Dünya, bir vadi. Bu vadide söylediğin her söz yankılanıp, çıkardığın her ışık, er ya da geç, yansıyıp seni buluyor. Attığı okun, bir gün kendilerini vurmayacağını sananlar, yanılıyorlar. Yine, kendini akıllı, âlemi aptal sananlar da yanılıyorlar. Böyleleri, zaman içinde, aptal olduklarını anlıyorlar. Hayat denen girift süreçte hiçbir nitelik, kişinin kalıcı özelliği olamıyor. Nitelikler, doğrular, yanlışlar kişilere göre değişiyor. Söylenen hangi sözün, yapılan hangi davranışın neye göre doğru olduğunu belirleyememek sıkıntısı bazen hayatımızı kâbusa çeviriyor.

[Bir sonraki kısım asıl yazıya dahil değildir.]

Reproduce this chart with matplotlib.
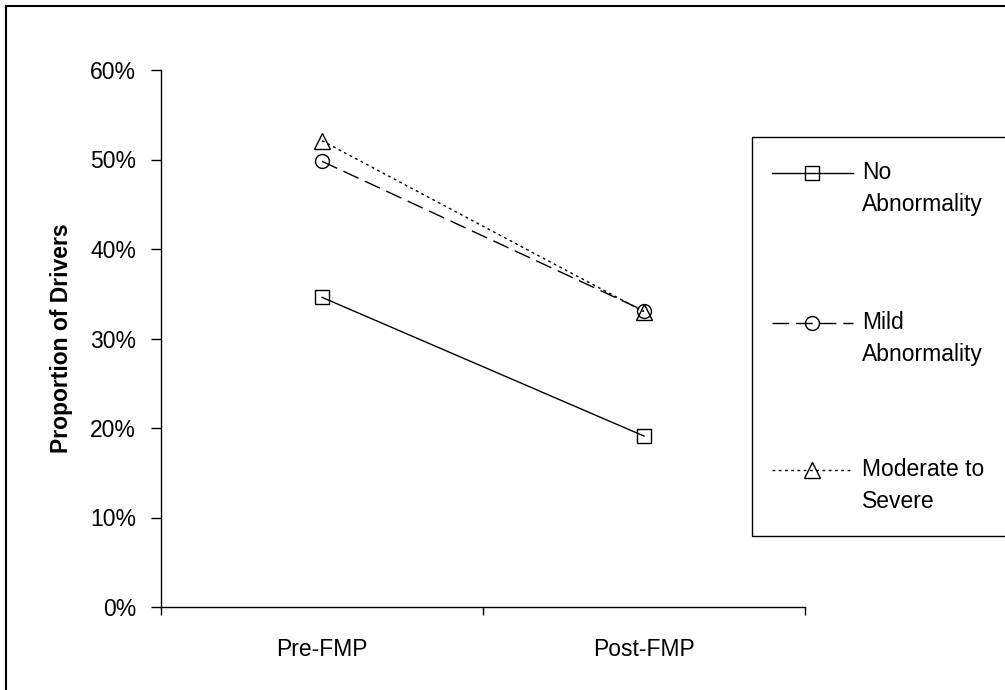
import matplotlib
matplotlib.use("Agg")
import matplotlib.pyplot as plt
from matplotlib.lines import Line2D
from matplotlib.patches import Rectangle
from matplotlib.ticker import FixedLocator, FuncFormatter

plt.rcParams['font.family'] = ['Liberation Sans', 'DejaVu Sans']

# Data
periods = ["Pre-FMP", "Post-FMP"]
no_abnormality = [34.6, 19.1]
mild_abnormality = [49.8, 33.1]
moderate_severe = [52.1, 33.0]
series_labels = ["No\nAbnormality", "Mild\nAbnormality", "Moderate to\nSevere"]
y_ticks = [0, 10, 20, 30, 40, 50, 60]

FS = 16.5

W, H = 1005, 690
fig = plt.figure(figsize=(W / 100, H / 100), dpi=100)
fig.patch.set_facecolor("white")


def fx(px):
    return px / W


def fy(py):
    return 1 - py / H


ax = fig.add_axes([fx(161), fy(607), fx(805) - fx(161), fy(70) - fy(607)])

styles = [
    dict(ls="-", marker="s", ms=10),
    dict(ls=(0, (12, 5)), marker="o", ms=10),
    dict(ls=(0, (2, 2.5)), marker="^", ms=11),
]
xs = list(range(len(periods)))
for vals, st in zip([no_abnormality, mild_abnormality, moderate_severe], styles):
    ax.plot(xs, vals, color="black", lw=1.0, linestyle=st["ls"],
            marker=st["marker"], ms=st["ms"], mfc="none", mec="black", mew=1.0)

ax.set_xlim(-0.5, 1.5)
ax.set_ylim(0, 60)

# Category boundaries as major ticks, labels centred under each category
ax.xaxis.set_major_locator(FixedLocator([-0.5, 0.5, 1.5]))
ax.xaxis.set_minor_locator(FixedLocator(xs))
ax.xaxis.set_major_formatter(FuncFormatter(lambda v, p: ""))
ax.xaxis.set_minor_formatter(FuncFormatter(lambda v, p: periods[int(round(v))]))
ax.tick_params(axis="x", which="major", direction="out", length=6, width=1, color="black")
ax.tick_params(axis="x", which="minor", length=0, pad=22, labelsize=FS)

ax.set_yticks(y_ticks)
ax.set_yticklabels([f"{t}%" for t in y_ticks])
ax.tick_params(axis="y", direction="out", length=7, width=1, color="black",
               pad=11, labelsize=FS)

for s in ["top", "right"]:
    ax.spines[s].set_visible(False)
for s in ["left", "bottom"]:
    ax.spines[s].set_linewidth(1.0)
    ax.spines[s].set_color("black")

ax.set_ylabel("Proportion of Drivers", fontsize=FS, fontweight="bold", labelpad=12)

# Legend panel
fig.add_artist(Rectangle((fx(752), fy(536)), fx(1015) - fx(752), fy(137) - fy(536),
                         transform=fig.transFigure, fill=False, ec="black", lw=1.0))
entry_y = [173, 323, 470]
for yy, lab, st in zip(entry_y, series_labels, styles):
    fig.add_artist(Line2D([fx(772), fx(853)], [fy(yy), fy(yy)], transform=fig.transFigure,
                          color="black", lw=1.0, linestyle=st["ls"]))
    fig.add_artist(Line2D([fx(812)], [fy(yy)], transform=fig.transFigure,
                          marker=st["marker"], ms=st["ms"], mfc="none", mec="black",
                          mew=1.0, ls="none"))
    fig.text(fx(862), fy(yy - 12), lab, fontsize=FS, va="top", ha="left",
             linespacing=1.5)

# Outer frame
fig.add_artist(Rectangle((fx(6), fy(700)), fx(1010), fy(6) - fy(700),
                         transform=fig.transFigure, fill=False, ec="black", lw=1.5))

fig.savefig("out.png", dpi=100)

Dünya denen handan pek çok insan geçti. Bir gün biz de bu hanın kapısını kendimiz için kapatacağız. Önemli olan, bu handa kaldığımız sürece iyi işler yapmak, buradan güzel hatıralarla ayrılmak. Bunun için, kendimize yapılmasını istemediğimiz bir işi başkalarına yapmamalıyız. Rüzgâr ekenin fırtına biçeceğini bilmeliyiz. İnsanları küçümsememeli, yaratılmışları Yaradan’dan dolayı sevmeliyiz. Sonu gelmeyen ihtirasların, bize hatalar yaptıran şımarıklıkların esiri olmamalıyız. Bunların zıddı bir uygulama bizi yüceltmeyecek; bilakis aşağılık bir varlık haline getirecektir.